Using semi-colon separated lists is fine, but when you get up to about 20 instruments, it can be very hard to parse. Also, in some cases of met data, where we deploy redundant instruments, we patch in data from more than one sensor; this would not be very easy to do (clearly) with the list approach. As far as I know, we're fine having 2 different ways to document instruments in our format.

I can imagine a script that could run on the thredds server that could query our existing NetCDF files; for files that don't contain instrument info, but have seawater temperature, it could insert a 'default' instrument make/model from the BODC/SDN list - something like 'generic temperature recorder', or if S is also present, 'generic T/S recorder'. The output could be fed into the database, eliminating the need to add this info to our NetCDF files. Of course having this metadata explicitly stated in the NetCDF is preferable, but this seems like a reasonable "80% solution".

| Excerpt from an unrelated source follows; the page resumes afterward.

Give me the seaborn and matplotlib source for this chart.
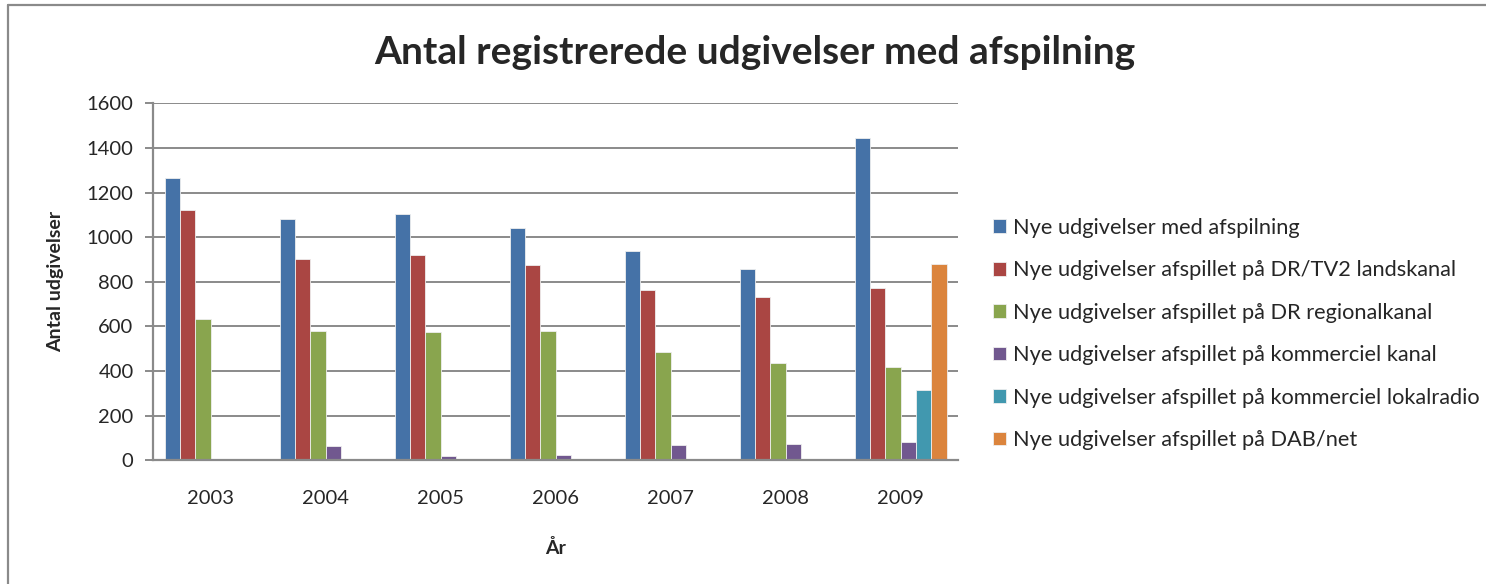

ngalbraith commented 4 years ago

One more point - the concept of using a variable to contain instrument information isn't ours, we adopted it from the US NCEI (formerly NODC). They introduced the idea when they were developing their NetCDF templates, as far as I know.

ngalbraith commented 4 years ago

For OceanSITES netCDF files without the complete sensor information or attributes, I think jcommobs should just use the standard_name as the (generic) sensor information

This is a really good idea, Helen. It would be fairly easy to generate the missing information, using a script to see what data variables are in each file.